Around the back, there's a Surface-like hinge, which was apparently a major focus of engineering effort throughout development, as Eve worked to get it feeling just right while avoiding any issues with wear and tear. From a layman's point of view, I can say that the hinge does its job, strikes a nice balance between stiffness and ease of motion whether the device is in laptop or tablet mode.
Powering the whole assembly are seventh-generation Intel chips — Core M3, i5 or i7 — along with 8GB of 16GB of RAM, and 128, 256 and 512GB storage options. There's also an ample 48 Wh battery, which we're told is good for a full day of use. (The 10-12 hour rating naturally depends on what you're using it for.)
Eve's branding is subtle, almost to a fault. You'd easily miss the "V" logo around the back (dark gray on black), and the front panel is completely featureless. The more playful additions can be found on the keyboard backlit, Alcantara-clad keyboard, which connects over Bluetooth and charges over pogo pin connectors. The V key is replaced with a V logo (pressing Fn + V will change your backlighting color, for what it's worth), and backspace becomes "Oops." Because why not?
It all plays into V's brand image as a disruptive influence — a product developed, publicly, with the people who are going to be using it. And as such, Eve is free to drop in whimsical hardware quirks like this.
The keyboard itself is somewhat thicker than the Surface Pro's, but it equally doesn't feel excessively bulky, and stays put just as well as any magnetically attached tablet cover.

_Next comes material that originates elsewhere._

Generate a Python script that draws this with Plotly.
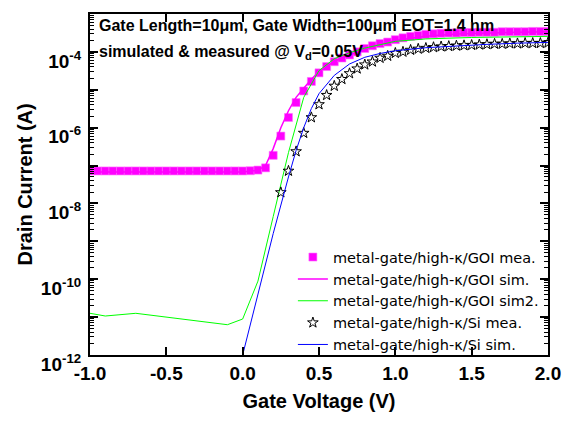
import plotly.graph_objects as go

# ---- data ----
vg_goi_mea = [-1.0, -0.95, -0.9, -0.85, -0.8, -0.75, -0.7, -0.65, -0.6, -0.55, -0.5, -0.45, -0.4, -0.35, -0.3,
              -0.25, -0.2, -0.15, -0.1, -0.05, 0.0, 0.05, 0.1, 0.15, 0.2, 0.25, 0.3, 0.35, 0.4, 0.45, 0.5,
              0.55, 0.6, 0.65, 0.7, 0.75, 0.8, 0.85, 0.9, 0.95, 1.0, 1.05, 1.1, 1.15, 1.2, 1.25, 1.3, 1.35,
              1.4, 1.45, 1.5, 1.55, 1.6, 1.65, 1.7, 1.75, 1.8, 1.85, 1.9, 1.95, 2.0]
id_goi_mea = [7.2e-8, 7.2e-8, 7.2e-8, 7.2e-8, 7.2e-8, 7.2e-8, 7.2e-8, 7.2e-8, 7.2e-8, 7.2e-8, 7.2e-8, 7.2e-8,
              7.2e-8, 7.2e-8, 7.2e-8, 7.2e-8, 7.2e-8, 7.2e-8, 7.2e-8, 7.2e-8, 7.2e-8, 7.3e-8, 7.6e-8, 8.7e-8,
              1.86e-7, 6.0e-7, 1.86e-6, 4.6e-6, 9.3e-6, 1.66e-5, 2.8e-5, 4.1e-5, 5.5e-5, 6.9e-5, 8.3e-5,
              1.0e-4, 1.23e-4, 1.45e-4, 1.66e-4, 1.82e-4, 2.1e-4, 2.35e-4, 2.57e-4, 2.7e-4, 2.9e-4, 3.0e-4,
              3.1e-4, 3.16e-4, 3.16e-4, 3.24e-4, 3.24e-4, 3.3e-4, 3.3e-4, 3.3e-4, 3.4e-4, 3.4e-4, 3.4e-4,
              3.4e-4, 3.47e-4, 3.47e-4, 3.47e-4]

vg_goi_sim = [-1.0, 0.0, 0.1, 0.15, 0.2, 0.25, 0.3, 0.35, 0.4, 0.45, 0.5, 0.6, 0.7, 0.8, 0.9, 1.0, 1.2, 1.4,
              1.6, 1.8, 2.0]
id_goi_sim = [6.8e-8, 6.8e-8, 7.5e-8, 1.0e-7, 2.8e-7, 1.0e-6, 2.8e-6, 6.3e-6, 1.1e-5, 1.9e-5, 3.0e-5, 5.6e-5,
              8.3e-5, 1.17e-4, 1.6e-4, 2.0e-4, 2.6e-4, 2.95e-4, 3.16e-4, 3.3e-4, 3.4e-4]

vg_goi_sim2 = [-1.0, -0.9, -0.7, -0.5, -0.35, -0.1, 0.0, 0.1, 0.2, 0.3, 0.4, 0.5, 0.6, 0.7, 0.8, 1.0, 1.2,
               1.5, 2.0]
id_goi_sim2 = [1.26e-11, 1.07e-11, 1.26e-11, 1.0e-11, 8.5e-12, 6.3e-12, 8.9e-12, 8.9e-11, 4.5e-9, 2.2e-7,
               6.3e-6, 3.2e-5, 6.6e-5, 9.5e-5, 1.26e-4, 1.9e-4, 2.2e-4, 2.4e-4, 2.57e-4]

vg_si_mea = [0.25, 0.3, 0.35, 0.4, 0.45, 0.5, 0.55, 0.6, 0.65, 0.7, 0.75, 0.8, 0.85, 0.9, 0.95, 1.0, 1.05,
             1.1, 1.15, 1.2, 1.25, 1.3, 1.35, 1.4, 1.45, 1.5, 1.55, 1.6, 1.65, 1.7, 1.75, 1.8, 1.85, 1.9,
             1.95, 2.0]
id_si_mea = [1.95e-8, 7.2e-8, 2.35e-7, 7.2e-7, 1.86e-6, 4.1e-6, 7.2e-6, 1.26e-5, 1.9e-5, 2.7e-5, 3.6e-5,
             4.6e-5, 5.5e-5, 6.9e-5, 7.8e-5, 9.3e-5, 1.0e-4, 1.12e-4, 1.2e-4, 1.26e-4, 1.32e-4, 1.38e-4,
             1.41e-4, 1.45e-4, 1.48e-4, 1.51e-4, 1.55e-4, 1.58e-4, 1.62e-4, 1.62e-4, 1.66e-4, 1.66e-4,
             1.7e-4, 1.7e-4, 1.7e-4, 1.74e-4]

vg_si_sim = [0.0, 0.1, 0.2, 0.3, 0.35, 0.4, 0.45, 0.5, 0.6, 0.7, 0.8, 0.9, 1.0, 1.2, 1.4, 1.6, 1.8, 2.0]
id_si_sim = [1.0e-12, 4.0e-11, 1.6e-9, 5.0e-8, 2.5e-7, 1.0e-6, 3.2e-6, 7.9e-6, 2.4e-5, 4.8e-5, 7.2e-5, 9.1e-5,
             1.07e-4, 1.29e-4, 1.45e-4, 1.58e-4, 1.7e-4, 1.78e-4]

x_ticks = [-1.0, -0.5, 0.0, 0.5, 1.0, 1.5, 2.0]
x_ticklabels = ["-1.0", "-0.5", "0.0", "0.5", "1.0", "1.5", "2.0"]
y_ticks = [1e-12, 1e-11, 1e-10, 1e-9, 1e-8, 1e-7, 1e-6, 1e-5, 1e-4, 1e-3]
y_ticklabels = ["10<sup>-12</sup>", "", "10<sup>-10</sup>", "", "10<sup>-8</sup>", "",
                "10<sup>-6</sup>", "", "10<sup>-4</sup>", ""]
y_minor = [k * 10.0 ** n for n in range(-12, -3) for k in range(2, 10)]

FONT = "Arial, Liberation Sans, sans-serif"
LEGFONT = "DejaVu Sans, Arial, sans-serif"
MAG = "#ff00ff"
GRN = "#00ff00"
BLU = "#0000ff"

fig = go.Figure()
fig.add_trace(go.Scatter(x=vg_goi_mea, y=id_goi_mea, mode="markers", name="metal-gate/high-κ/GOI mea.",
                         marker=dict(symbol="square", size=8, color=MAG, line=dict(width=0.6, color="#ff70ff"))))
fig.add_trace(go.Scatter(x=vg_goi_sim, y=id_goi_sim, mode="lines", name="metal-gate/high-κ/GOI sim.",
                         line=dict(color=MAG, width=1.5)))
fig.add_trace(go.Scatter(x=vg_goi_sim2, y=id_goi_sim2, mode="lines", name="metal-gate/high-κ/GOI sim2.",
                         line=dict(color=GRN, width=1)))
fig.add_trace(go.Scatter(x=vg_si_mea, y=id_si_mea, mode="markers", name="metal-gate/high-κ/Si mea.",
                         marker=dict(symbol="star-open", size=8, color="black", line=dict(width=1, color="black"))))
fig.add_trace(go.Scatter(x=vg_si_sim, y=id_si_sim, mode="lines", name="metal-gate/high-κ/Si sim.",
                         line=dict(color=BLU, width=1)))

fig.update_layout(
    width=573, height=421,
    margin=dict(l=90, r=18, t=13, b=59),
    paper_bgcolor="white", plot_bgcolor="white",
    font=dict(family=FONT, color="black"),
    showlegend=True,
    legend=dict(x=0.443, y=-0.018, xanchor="left", yanchor="bottom", bgcolor="rgba(0,0,0,0)",
                font=dict(family=LEGFONT, size=14.5, color="black"), tracegroupgap=0,
                itemwidth=30),
)
fig.update_xaxes(
    range=[-1.0, 2.0], tickmode="array", tickvals=x_ticks, ticktext=x_ticklabels,
    ticks="inside", ticklen=8, tickwidth=1.5, tickcolor="black",
    showline=True, linecolor="black", linewidth=2, mirror="ticks",
    showgrid=False, zeroline=False,
    tickfont=dict(family=FONT, size=19, color="black", weight="bold"),
    title=dict(text="Gate Voltage (V)", font=dict(family=FONT, size=20, color="black", weight="bold"), standoff=11),
)
fig.update_yaxes(
    type="log", range=[-12, -3], tickmode="array", tickvals=y_ticks, ticktext=y_ticklabels,
    ticks="inside", ticklen=8, tickwidth=1.5, tickcolor="black",
    minor=dict(tickmode="array", tickvals=y_minor, ticks="inside", ticklen=4, tickwidth=1, tickcolor="black",
               showgrid=False),
    showline=True, linecolor="black", linewidth=2, mirror="ticks",
    showgrid=False, zeroline=False,
    ticklabelstandoff=3, ticklabelshift=9,
    tickfont=dict(family=FONT, size=19, color="black", weight="bold"),
)

fig.add_annotation(xref="paper", yref="paper", x=(23 - 90) / 465, y=0.5, xanchor="center", yanchor="middle",
                   showarrow=False, textangle=-90, text="Drain Current (A)",
                   font=dict(family=FONT, size=20, color="black", weight="bold"))
fig.add_annotation(xref="paper", yref="paper", x=(97 - 90) / 465, y=(362 - 25) / 349, xanchor="left",
                   yanchor="middle", showarrow=False,
                   text="Gate Length=10μm, Gate Width=100μm EOT=1.4 nm",
                   font=dict(family=FONT, size=16, color="black", weight="bold"))
fig.add_annotation(xref="paper", yref="paper", x=(97 - 90) / 465, y=(362 - 52) / 349, xanchor="left",
                   yanchor="middle", showarrow=False,
                   text="simulated & measured @ V<sub>d</sub>=0.05V",
                   font=dict(family=FONT, size=16, color="black", weight="bold"))

fig.write_html("out.html")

Other notables include stylus support with Windows Ink certification — the V has its own pen, but also works flawlessly with Microsoft Surface Pen and Surface Dial, CEO Konstantinos Karatsevidis told me. And on the audio side, quad speakers (they get pretty loud, but these things are hard to judge in a trade show environment) are backed up by a 1-amp 3.5mm headphone jack.
It's going to take longer than just a half-hour or so with the Eve V to judge its overall success, or otherwise. But the first impressions are very positive. The company appears to have the fundamentals down — everything works, looks good, and the only giveaway that this is the product of a crowdfunded startup are the splashes of branding about the place.
There's no shortage of Surface clones right now, but the Eve V is one we're eager to see more of in the months ahead.